[Start of Source data]

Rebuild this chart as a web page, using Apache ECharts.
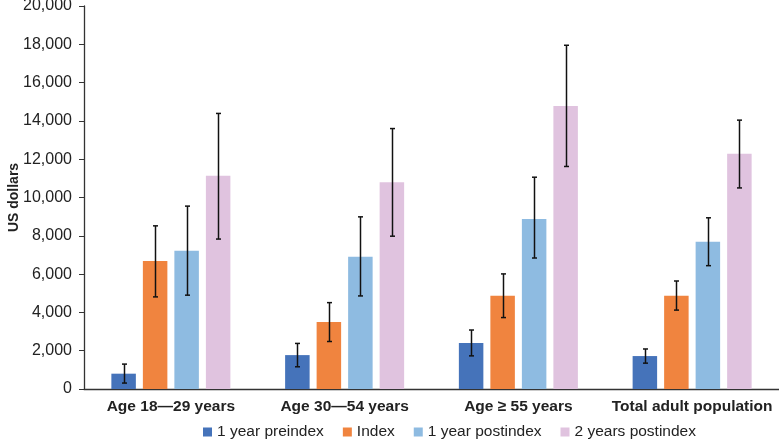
<!DOCTYPE html>
<html>
<head>
<meta charset="utf-8">
<script src="https://cdn.jsdelivr.net/npm/echarts@6/dist/echarts.min.js"></script>
<style>html,body{margin:0;padding:0;background:#fff;}#c{width:779px;height:440px;}</style>
</head>
<body>
<div id="c"></div>
<script>
const categories = ['Age 18\u201429 years', 'Age 30\u201454 years', 'Age \u2265 55 years', 'Total adult population'];
const seriesNames = ['1 year preindex', 'Index', '1 year postindex', '2 years postindex'];
const preindex = [800, 1770, 2400, 1720];
const indexVals = [6680, 3500, 4870, 4870];
const postindex1 = [7220, 6900, 8880, 7690];
const postindex2 = [11130, 10790, 14780, 12290];
const preindexErr = [[310, 1300], [1160, 2380], [1730, 3080], [1350, 2090]];
const indexErr = [[4810, 8520], [2480, 4510], [3730, 6010], [4120, 5640]];
const postindex1Err = [[4900, 9550], [4860, 8990], [6840, 11060], [6440, 8940]];
const postindex2Err = [[7830, 14390], [7980, 13600], [11620, 17950], [10500, 14040]];
const yTicks = [0, 2000, 4000, 6000, 8000, 10000, 12000, 14000, 16000, 18000, 20000];

const colors = ['#4573BA', '#F0843F', '#8EBBE1', '#E0C3DF'];
const values = [preindex, indexVals, postindex1, postindex2];
const errs = [preindexErr, indexErr, postindex1Err, postindex2Err];
const BAR_FRAC = 0.141, GAP_FRAC = 0.286;
const FONT = 'Liberation Sans, Arial, sans-serif';

const series = [];
values.forEach((v, i) => {
  series.push({
    name: seriesNames[i], type: 'bar', data: v,
    itemStyle: { color: colors[i] },
    barWidth: (BAR_FRAC * 100) + '%', barGap: (GAP_FRAC * 100) + '%',
    emphasis: { disabled: true }
  });
});
errs.forEach((e, i) => {
  series.push({
    type: 'custom', name: 'err' + i, z: 10,
    data: e.map((r, k) => [k, r[0], r[1]]),
    renderItem: function (params, api) {
      const band = api.size([1, 0])[0];
      const bw = band * BAR_FRAC;
      const off = (i - 1.5) * bw * (1 + GAP_FRAC);
      const lo = api.coord([api.value(0), api.value(1)]);
      const hi = api.coord([api.value(0), api.value(2)]);
      const x = Math.round(lo[0] + off) + 0.5;
      const cap = 2.5;
      const st = { stroke: '#111', lineWidth: 1.5 };
      return { type: 'group', children: [
        { type: 'line', shape: { x1: x, y1: lo[1], x2: x, y2: hi[1] }, style: st },
        { type: 'line', shape: { x1: x - cap, y1: lo[1], x2: x + cap, y2: lo[1] }, style: st },
        { type: 'line', shape: { x1: x - cap, y1: hi[1], x2: x + cap, y2: hi[1] }, style: st }
      ]};
    },
    encode: { x: 0, y: [1, 2] },
    silent: true
  });
});

const chart = echarts.init(document.getElementById('c'), null, { renderer: 'canvas' });
chart.setOption({
  animation: false,
  textStyle: { fontFamily: FONT },
  grid: { left: 84, right: 0, top: 6, bottom: 51, containLabel: false, outerBoundsMode: 'none' },
  legend: {
    data: seriesNames, top: 419, left: 198,
    icon: 'rect', itemWidth: 9, itemHeight: 9, itemGap: 19,
    textStyle: { fontSize: 15.5, color: '#222', fontFamily: FONT }
  },
  xAxis: {
    type: 'category', data: categories,
    axisLine: { lineStyle: { color: '#333', width: 1.3 } },
    axisTick: { show: false },
    axisLabel: { color: '#222', fontSize: 15.5, fontWeight: 'bold', margin: 10, interval: 0 }
  },
  yAxis: {
    type: 'value', min: yTicks[0], max: yTicks[yTicks.length - 1], interval: 2000,
    name: 'US dollars', nameLocation: 'middle', nameGap: 63, nameMoveOverlap: false,
    nameTextStyle: { fontSize: 14, fontWeight: 'bold', color: '#222' },
    axisLine: { show: true, lineStyle: { color: '#333', width: 1.3 } },
    axisTick: { show: true, length: 5, lineStyle: { color: '#333' } },
    splitLine: { show: false },
    axisLabel: { color: '#222', fontSize: 16, margin: 12,
      formatter: v => v.toLocaleString('en-US') }
  },
  series: series
});
</script>
</body>
</html>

[End of Source data]

### Given task
Without any pictures, reproduce the lines from the first one in the material through the line that has "const FONT = 'Liberation", exactly as they appear.

### Correct response
Rebuild this chart as a web page, using Apache ECharts.
<!DOCTYPE html>
<html>
<head>
<meta charset="utf-8">
<script src="https://cdn.jsdelivr.net/npm/echarts@6/dist/echarts.min.js"></script>
<style>html,body{margin:0;padding:0;background:#fff;}#c{width:779px;height:440px;}</style>
</head>
<body>
<div id="c"></div>
<script>
const categories = ['Age 18\u201429 years', 'Age 30\u201454 years', 'Age \u2265 55 years', 'Total adult population'];
const seriesNames = ['1 year preindex', 'Index', '1 year postindex', '2 years postindex'];
const preindex = [800, 1770, 2400, 1720];
const indexVals = [6680, 3500, 4870, 4870];
const postindex1 = [7220, 6900, 8880, 7690];
const postindex2 = [11130, 10790, 14780, 12290];
const preindexErr = [[310, 1300], [1160, 2380], [1730, 3080], [1350, 2090]];
const indexErr = [[4810, 8520], [2480, 4510], [3730, 6010], [4120, 5640]];
const postindex1Err = [[4900, 9550], [4860, 8990], [6840, 11060], [6440, 8940]];
const postindex2Err = [[7830, 14390], [7980, 13600], [11620, 17950], [10500, 14040]];
const yTicks = [0, 2000, 4000, 6000, 8000, 10000, 12000, 14000, 16000, 18000, 20000];

const colors = ['#4573BA', '#F0843F', '#8EBBE1', '#E0C3DF'];
const values = [preindex, indexVals, postindex1, postindex2];
const errs = [preindexErr, indexErr, postindex1Err, postindex2Err];
const BAR_FRAC = 0.141, GAP_FRAC = 0.286;
const FONT = 'Liberation Sans, Arial, sans-serif';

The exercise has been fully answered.